Remember that long-tail searchers are new customers so you should regard them as that when you are measuring keyword performance (i.e. use bounce rates and time on site as your goal metric). Head searchers are super specific to your service so should be treated as such, and measured on conversions to your particular goals (i.e. product purchased or signed up to emails). This is a great opportunity to match your keyword groups to your customer purchase cycle, which of course, has different goals at different stages and thus different measures of success. So if you are keen on customer acquisition, focus on the long tail!

c) Test whats changed

Since there is such a huge amount of keyword data that you are dealing with, it is important to prioritise what to use your valuable time on. A great way to do this is to see how the performance of your keywords is over time. Any significant changes can then actioned upon immediately.

2. Know your audience

a) Targeted

Knowing your audience is a basic principle that is needed across all marketing channels, and there is no change here. AdWords allows you to target who views your Ads down to the location and language. This is an obvious requirement for your business as if you’re a UK-based company, you don’t want irrelevant searchers clicking on your Ad and wasting your budget in Australia!

b) Using the Google Display Network

The other factor with audience is whether to use the Google display network. The Google Display Network gives you the opportunity to advertise to Google’s partner sites. This can be in the form of text Ads similar to what you find in paid search results, or in the form of display Ads which are image based. Treat the Display Network separately as the potential customer is at a different stage of the buying cycle. Display Network is contextually relevant in the sense that the websites will be targeted so there will be a category relevence, but there is no time relevance as with paid search. This is because they are earlier in the purchase cycle and are less likely to be looking for your service. However, Display Network is still hugely effective if leveraged properly. This is especially the case with strong imagery with clear calls to action, or simply as a brand awareness campaign. I won’t get into it now, but using Google Remarketing on the Display Network techniques have proven to be incredible effect due to it’s highly targeted and relevant nature.

3. Improve your Ad quality score

a) Use super relevant keywords and insert price (if applicable)

You should use your highest converting keywords within the Ad copy. Keywords within the Ad which are searched will appear bold which will make them stand out more to the searcher. Within the Ad you only have a headline, two lines of text (95 characters each) and a link to use. There should be a clear call to action to attract the searchers attention. A common way of doing things if your an eCommerce site and selling a product is to put the product description on the first line and then the deal on the second. For example, ‘Sale now on – only 2 day remaining’. Another great optimisation technique is to add /{KeyWord} to the end of your display URL’s. This dynamically inserts the users search query into it, and could help your click through rate and quality Score.
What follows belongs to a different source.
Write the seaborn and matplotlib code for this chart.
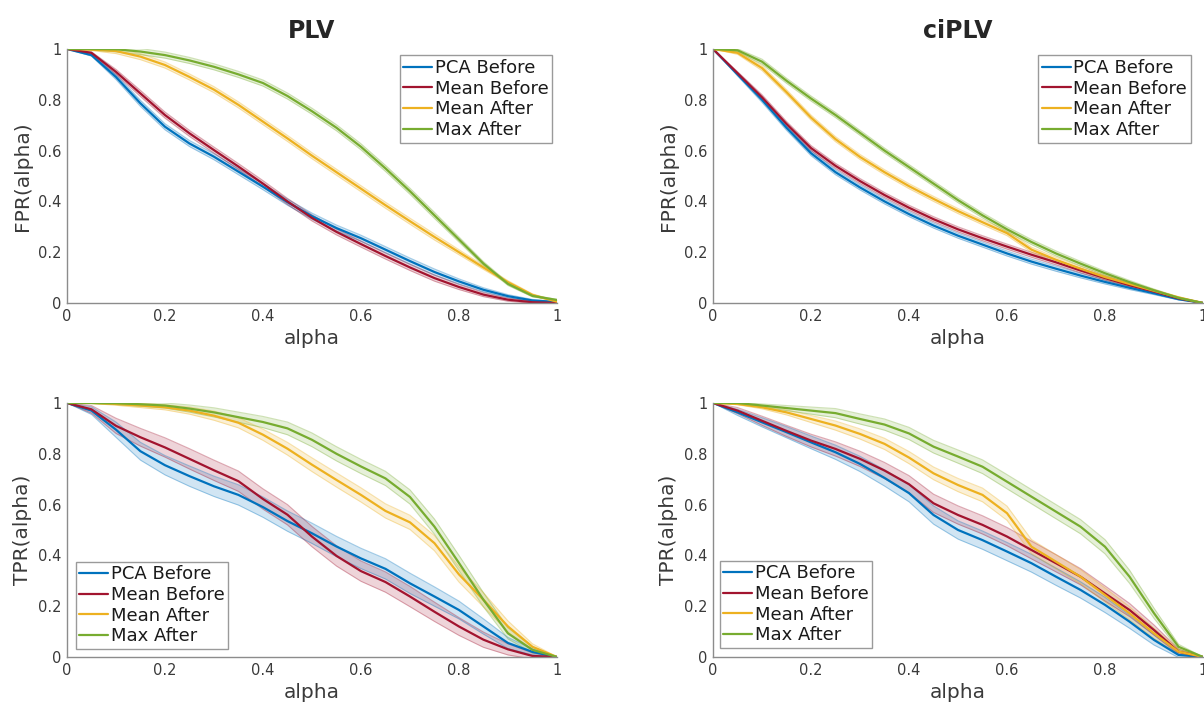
import numpy as np
import pandas as pd
import matplotlib
matplotlib.use('Agg')
import matplotlib.pyplot as plt
import seaborn as sns
from matplotlib.lines import Line2D
from matplotlib.ticker import FuncFormatter

sns.set_theme(style="white")
plt.rcParams['font.family'] = ['DejaVu Sans']

alpha = [0.00, 0.05, 0.10, 0.15, 0.20, 0.25, 0.30, 0.35, 0.40, 0.45, 0.50,
         0.55, 0.60, 0.65, 0.70, 0.75, 0.80, 0.85, 0.90, 0.95, 1.00]
methods = ['PCA Before', 'Mean Before', 'Mean After', 'Max After']
colors = ['#0072BD', '#A2142F', '#EDB120', '#77AC30']

# PLV - FPR
plv_fpr_pca = [1.0, 0.976, 0.89, 0.786, 0.694, 0.628, 0.576, 0.517, 0.458, 0.397, 0.342,
               0.295, 0.255, 0.21, 0.165, 0.122, 0.085, 0.052, 0.027, 0.01, 0.004]
plv_fpr_meanb = [1.0, 0.985, 0.91, 0.825, 0.74, 0.668, 0.602, 0.537, 0.47, 0.40, 0.335,
                 0.28, 0.232, 0.185, 0.14, 0.098, 0.063, 0.033, 0.013, 0.003, 0.0]
plv_fpr_meana = [1.0, 0.998, 0.992, 0.97, 0.937, 0.89, 0.84, 0.78, 0.714, 0.648, 0.58,
                 0.515, 0.45, 0.385, 0.322, 0.26, 0.2, 0.14, 0.082, 0.032, 0.005]
plv_fpr_maxa = [1.0, 1.0, 0.999, 0.99, 0.976, 0.955, 0.93, 0.9, 0.866, 0.815, 0.755,
                0.69, 0.615, 0.53, 0.44, 0.345, 0.25, 0.155, 0.075, 0.028, 0.012]
plv_fpr_band = [0.0, 0.004, 0.01, 0.012, 0.012, 0.012, 0.012, 0.012, 0.012, 0.012, 0.012,
                0.012, 0.012, 0.012, 0.012, 0.012, 0.01, 0.008, 0.006, 0.004, 0.002]

# ciPLV - FPR
ciplv_fpr_pca = [1.0, 0.9, 0.8, 0.69, 0.59, 0.515, 0.455, 0.40, 0.35, 0.305, 0.265,
                 0.23, 0.195, 0.163, 0.135, 0.108, 0.083, 0.06, 0.038, 0.015, 0.0]
ciplv_fpr_meanb = [1.0, 0.905, 0.81, 0.705, 0.61, 0.54, 0.48, 0.425, 0.375, 0.33, 0.29,
                   0.255, 0.222, 0.19, 0.16, 0.128, 0.098, 0.07, 0.045, 0.018, 0.0]
ciplv_fpr_meana = [1.0, 0.985, 0.925, 0.83, 0.73, 0.645, 0.575, 0.515, 0.46, 0.41, 0.362,
                   0.318, 0.275, 0.21, 0.17, 0.135, 0.102, 0.075, 0.048, 0.022, 0.0]
ciplv_fpr_maxa = [1.0, 0.995, 0.95, 0.875, 0.805, 0.74, 0.67, 0.60, 0.535, 0.47, 0.405,
                  0.345, 0.29, 0.24, 0.195, 0.155, 0.117, 0.082, 0.05, 0.02, 0.0]
ciplv_fpr_band = [0.0, 0.006, 0.01, 0.01, 0.01, 0.01, 0.01, 0.01, 0.01, 0.01, 0.01,
                  0.01, 0.01, 0.01, 0.01, 0.009, 0.008, 0.007, 0.005, 0.003, 0.0]

# PLV - TPR
plv_tpr_pca = [1.0, 0.97, 0.895, 0.81, 0.755, 0.712, 0.672, 0.638, 0.59, 0.535, 0.487,
               0.435, 0.388, 0.347, 0.29, 0.238, 0.185, 0.12, 0.055, 0.02, 0.0]
plv_tpr_meanb = [1.0, 0.975, 0.91, 0.865, 0.825, 0.78, 0.735, 0.692, 0.622, 0.56, 0.474,
                 0.398, 0.338, 0.295, 0.238, 0.178, 0.12, 0.068, 0.03, 0.004, 0.0]
plv_tpr_meana = [1.0, 1.0, 0.996, 0.99, 0.983, 0.97, 0.95, 0.922, 0.875, 0.82, 0.757,
                 0.697, 0.638, 0.575, 0.53, 0.448, 0.325, 0.225, 0.12, 0.04, 0.0]
plv_tpr_maxa = [1.0, 1.0, 0.999, 0.995, 0.99, 0.978, 0.963, 0.944, 0.925, 0.9, 0.855,
                0.8, 0.75, 0.703, 0.63, 0.513, 0.37, 0.225, 0.093, 0.028, 0.0]
plv_tpr_band_before = [0.0, 0.015, 0.03, 0.035, 0.038, 0.04, 0.04, 0.04, 0.04, 0.04, 0.04,
                       0.04, 0.04, 0.04, 0.04, 0.038, 0.035, 0.03, 0.022, 0.012, 0.0]
plv_tpr_band_after = [0.0, 0.002, 0.005, 0.008, 0.01, 0.014, 0.018, 0.02, 0.022, 0.025, 0.027,
                      0.028, 0.028, 0.028, 0.028, 0.03, 0.03, 0.028, 0.022, 0.012, 0.0]

# ciPLV - TPR
ciplv_tpr_pca = [1.0, 0.963, 0.924, 0.885, 0.845, 0.806, 0.76, 0.705, 0.645, 0.559, 0.5,
                 0.46, 0.415, 0.369, 0.316, 0.264, 0.205, 0.139, 0.067, 0.008, 0.0]
ciplv_tpr_meanb = [1.0, 0.97, 0.93, 0.89, 0.852, 0.819, 0.78, 0.734, 0.68, 0.605, 0.559,
                   0.52, 0.474, 0.421, 0.369, 0.316, 0.25, 0.185, 0.106, 0.021, 0.0]
ciplv_tpr_meana = [1.0, 0.996, 0.983, 0.963, 0.937, 0.911, 0.878, 0.839, 0.785, 0.723, 0.677,
                   0.638, 0.566, 0.434, 0.375, 0.316, 0.244, 0.172, 0.093, 0.021, 0.0]
ciplv_tpr_maxa = [1.0, 1.0, 0.99, 0.98, 0.97, 0.96, 0.937, 0.915, 0.88, 0.828, 0.789,
                  0.749, 0.69, 0.631, 0.572, 0.513, 0.434, 0.316, 0.172, 0.04, 0.0]
ciplv_tpr_band_before = [0.0, 0.012, 0.018, 0.022, 0.025, 0.028, 0.03, 0.032, 0.034, 0.036, 0.036,
                         0.036, 0.036, 0.035, 0.034, 0.032, 0.03, 0.026, 0.02, 0.01, 0.0]
ciplv_tpr_band_after = [0.0, 0.003, 0.006, 0.01, 0.014, 0.018, 0.02, 0.022, 0.024, 0.025, 0.026,
                        0.027, 0.028, 0.028, 0.028, 0.028, 0.028, 0.026, 0.02, 0.01, 0.0]

panels = [
    dict(rect=[0.0556, 0.5696, 0.407, 0.3608], title='PLV', ylabel='FPR(alpha)',
         series=[plv_fpr_pca, plv_fpr_meanb, plv_fpr_meana, plv_fpr_maxa],
         bands=[plv_fpr_band] * 4, loc='upper right', anchor=(0.99, 0.975)),
    dict(rect=[0.5922, 0.5696, 0.407, 0.3608], title='ciPLV', ylabel='FPR(alpha)',
         series=[ciplv_fpr_pca, ciplv_fpr_meanb, ciplv_fpr_meana, ciplv_fpr_maxa],
         bands=[ciplv_fpr_band] * 4, loc='upper right', anchor=(0.975, 0.975)),
    dict(rect=[0.0556, 0.0668, 0.407, 0.3608], title=None, ylabel='TPR(alpha)',
         series=[plv_tpr_pca, plv_tpr_meanb, plv_tpr_meana, plv_tpr_maxa],
         bands=[plv_tpr_band_before, plv_tpr_band_before, plv_tpr_band_after, plv_tpr_band_after],
         loc='lower left', anchor=(0.018, 0.031)),
    dict(rect=[0.5922, 0.0668, 0.407, 0.3608], title=None, ylabel='TPR(alpha)',
         series=[ciplv_tpr_pca, ciplv_tpr_meanb, ciplv_tpr_meana, ciplv_tpr_maxa],
         bands=[ciplv_tpr_band_before, ciplv_tpr_band_before, ciplv_tpr_band_after, ciplv_tpr_band_after],
         loc='lower left', anchor=(0.014, 0.035)),
]

fig = plt.figure(figsize=(12.04, 7.04), dpi=100)
fmt = FuncFormatter(lambda v, p: f'{v:g}')

for p in panels:
    ax = fig.add_axes(p['rect'])
    x = np.array(alpha)
    # shaded error bands
    for vals, band, c in zip(p['series'], p['bands'], colors):
        y = np.array(vals)
        b = np.array(band)
        ax.fill_between(x, y - b, y + b, color=c, alpha=0.18, lw=0)
        ax.plot(x, y - b, color=c, alpha=0.35, lw=0.8)
        ax.plot(x, y + b, color=c, alpha=0.35, lw=0.8)
    df = pd.DataFrame({
        'alpha': alpha * 4,
        'value': sum(p['series'], []),
        'method': np.repeat(methods, len(alpha)),
    })
    sns.lineplot(data=df, x='alpha', y='value', hue='method', hue_order=methods,
                 palette=colors, linewidth=1.6, legend=False, ax=ax)
    ax.set_xlim(0, 1)
    ax.set_ylim(0, 1)
    ax.set_xticks([0, 0.2, 0.4, 0.6, 0.8, 1])
    ax.set_yticks([0, 0.2, 0.4, 0.6, 0.8, 1])
    ax.xaxis.set_major_formatter(fmt)
    ax.yaxis.set_major_formatter(fmt)
    ax.tick_params(direction='in', length=4, width=0.8, color='#8c8c8c',
                   labelcolor='#3a3a3a', labelsize=10.5, pad=4)
    for side in ['top', 'right']:
        ax.spines[side].set_visible(False)
    for side in ['left', 'bottom']:
        ax.spines[side].set_color('#8c8c8c')
        ax.spines[side].set_linewidth(1.0)
    ax.set_xlabel('alpha', fontsize=14.5, color='#3a3a3a', labelpad=4)
    ax.set_ylabel(p['ylabel'], fontsize=14.5, color='#3a3a3a', labelpad=4)
    if p['title']:
        ax.set_title(p['title'], fontsize=17, fontweight='bold', pad=8)
    handles = [Line2D([0], [0], color=c, lw=1.6) for c in colors]
    leg = ax.legend(handles, methods, loc=p['loc'], bbox_to_anchor=p['anchor'],
                    fontsize=13, frameon=True, fancybox=False, framealpha=1,
                    handlelength=1.6, handletextpad=0.15, labelspacing=0.15,
                    borderpad=0.2, borderaxespad=0)
    leg.get_frame().set_edgecolor('#9a9a9a')
    leg.get_frame().set_linewidth(1.0)
    for t in leg.get_texts():
        t.set_color('#1a1a1a')

fig.savefig('out.png', dpi=100)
b) Optimised and relevant landing page

Previously not a factor, the landing page is now important in determining your quality score. This is as Google wants more relevant Ads to benefit the searchers. So the landing page should be relevant to the Ad, doing exactly what the Ad suggests. The customer intent and the webpage’s purpose should be aligned (to borrow a phase from Avinash Kaushik). This includes having a clear call to action and good load times.

c) Test variations

Test, test and test some more! It is so easy to create multiple variations of Ads that it would be silly not to. Continuous improvement by seeing what converts best will put you on the road to being a PPC king!


This blog takes particular thanks to Avinash Kaushik, who provided lots of insights through his brilliant book Web Analytics 2.0.